I would have loved to have met Hannah Arendt, one of world’s deepest political thinkers, who was unafraid of controversy in the face of expressing what she saw as the truth. She is perhaps most known for coining the term the ‘banality of evil’ in her discussion of Eichmann and the machinery of Nazi killings, a perspective that others later twisted as an excuse rather than an explanation. She also has contributed fascinating explanations for how and why totalitarian states come to be, in The Origins of Totalitarianism, as well as on the meaning of being human itself in The Human Condition. I am very curious about what her perspective would be about the causes and how to fight contemporary issues like global warming, increasing populism, and misinformation, and whether she saw any of these as new trends or instead continuations of the problems that plagued humanity in the twentieth century.

I have a larger project on prisons in the United States’ war on terror that I’m conceptualizing right now, so I cannot tell you about it!

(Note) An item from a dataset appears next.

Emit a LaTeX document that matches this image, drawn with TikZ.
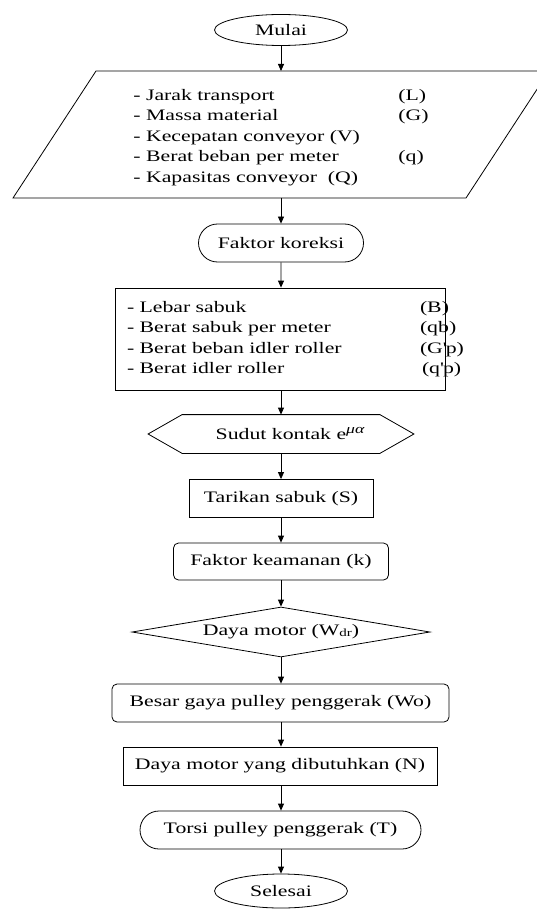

In addition, there are entire libraries full of Palestinian prisoners’ writings, from diaries to letters to internal constitutions for their self-government. I would love to get some of these documents translated into English and published as a set so that other audiences can see the experiences and achievements of prisoners in conflicts.

Definitely behavioral economics or what could be called ‘decision science’ –economists and psychologists who point out how people, as decision-makers, negotiators, and consumers, are not in fact rational beings. Whether Tversky and Kahneman’s work on cognitive illusions, or Dubner and Levitt’s pop-friendly explanations of strange economics in Freakonomics, I love understanding better how humans actually think. The field is very useful when researching negotiations and individual negotiators’ decisions, as well.

A good cup of coffee on a day that will be sunny.